From the Department of Shameless Self-Promotion


Recent Scholarship:


Day, Richard E., R Cleveland, and J Hyndman. "Berea College-Coeducationally and Racially Integrated: An Unlikely Contingency in the 1850s" In press at the Journal of Negro Education. Abstract: In this paper we consider the anti-slavery ministry of Rev. John G. Fee and the unlikely establishment of Berea College in Kentucky in the 1850s; the first college in the southern United States to be coeducationally and racially integrated. The Berea case illustrates how early twentieth century legal institutions were suffused with racism and justifications for racial discrimination even to the extent that the court neutered the laws intended to provide redress to black citizens, while approving of racial prejudice as a natural protection from what it considered to be an unnatural amalgamation.

Working Papers

Working Title: The Rural School Improvement Project:...1953-1957


Day, Richard E., Lindsey DeVries and Amanda Hoover. (Working Title) "The Rural School Improvement Project:...1953-1957." (Working Abstract)  Following so many decades of poverty and isolation, it is no easy task to gauge the impact of a program like Berea College's Rural School Improvement Project on the children and communities of southeastern Kentucky.

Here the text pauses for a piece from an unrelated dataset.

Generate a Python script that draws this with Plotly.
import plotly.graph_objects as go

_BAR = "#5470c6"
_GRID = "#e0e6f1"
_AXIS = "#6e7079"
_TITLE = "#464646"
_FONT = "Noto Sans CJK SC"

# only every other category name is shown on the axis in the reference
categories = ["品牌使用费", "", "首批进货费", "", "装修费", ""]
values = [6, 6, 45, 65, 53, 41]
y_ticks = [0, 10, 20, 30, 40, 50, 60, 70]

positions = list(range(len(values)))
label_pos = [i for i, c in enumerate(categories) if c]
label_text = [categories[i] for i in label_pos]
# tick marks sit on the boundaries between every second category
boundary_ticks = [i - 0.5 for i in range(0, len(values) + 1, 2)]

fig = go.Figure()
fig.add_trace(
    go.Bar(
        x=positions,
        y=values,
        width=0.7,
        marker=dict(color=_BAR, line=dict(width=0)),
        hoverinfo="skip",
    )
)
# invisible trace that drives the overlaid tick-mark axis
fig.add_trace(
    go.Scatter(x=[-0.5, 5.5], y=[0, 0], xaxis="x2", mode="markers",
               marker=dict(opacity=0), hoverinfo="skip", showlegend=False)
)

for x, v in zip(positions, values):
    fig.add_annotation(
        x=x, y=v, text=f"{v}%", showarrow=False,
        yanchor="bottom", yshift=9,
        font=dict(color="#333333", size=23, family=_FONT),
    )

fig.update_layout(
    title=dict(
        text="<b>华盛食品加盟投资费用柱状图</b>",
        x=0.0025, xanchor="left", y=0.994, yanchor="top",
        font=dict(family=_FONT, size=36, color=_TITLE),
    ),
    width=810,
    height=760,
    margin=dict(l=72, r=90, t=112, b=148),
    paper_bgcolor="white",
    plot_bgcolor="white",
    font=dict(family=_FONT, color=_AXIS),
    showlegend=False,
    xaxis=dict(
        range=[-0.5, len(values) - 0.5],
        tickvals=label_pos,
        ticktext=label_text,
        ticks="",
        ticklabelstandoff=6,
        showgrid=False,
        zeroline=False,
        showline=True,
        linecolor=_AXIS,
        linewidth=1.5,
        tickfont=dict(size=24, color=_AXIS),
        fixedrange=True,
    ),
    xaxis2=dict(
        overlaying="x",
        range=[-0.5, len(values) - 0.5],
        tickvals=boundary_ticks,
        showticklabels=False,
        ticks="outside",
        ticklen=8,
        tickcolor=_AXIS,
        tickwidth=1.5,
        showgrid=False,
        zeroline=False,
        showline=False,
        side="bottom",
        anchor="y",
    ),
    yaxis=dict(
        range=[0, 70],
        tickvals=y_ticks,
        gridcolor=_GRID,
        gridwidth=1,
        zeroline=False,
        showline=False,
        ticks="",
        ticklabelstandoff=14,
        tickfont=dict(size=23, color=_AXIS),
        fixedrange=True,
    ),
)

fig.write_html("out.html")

Like the progress-minded projects that came before it - and those that would come after - the seemingly intractable challenges attending the Appalachian region kept educational equity at bay. Indeed, it would take another thirty-two years before the landmark Kentucky Supreme Court decision in Rose v Council for Better Education would declare the state’s inequitable and inadequate school system to be unconstitutional. The Rural School Improvement Project worked directly with more than 5,000 children and 63 teaching teaching fellows in 38 different schools over 13 counties. Project estimates claimed an indirect impact on approximately 45,000 children within the RSIP school districts.

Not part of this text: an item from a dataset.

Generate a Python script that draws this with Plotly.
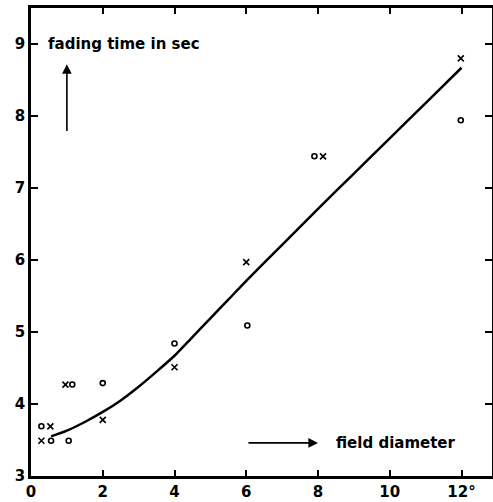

Working Title: Massillon Alexander Cassidy: Progressive Schoolman

Day, Richard E., and Lindsey DeVries. (Working Title) "Massillon Alexander Cassidy: Progressive Schoolman." (Working Abstract) We argue that M. A. Cassidy was the best example of a progressive school superintendent in early 20th century Kentucky. As a nationally recognized superintendent of the Fayette County and Lexington schools, Cassidy undertook an aggressive campaign to replace every school in the district while implementing numerous progressive educational programs and greatly increasing school attendance. We still consider this emerging research that could lead to a small book someday. Maybe.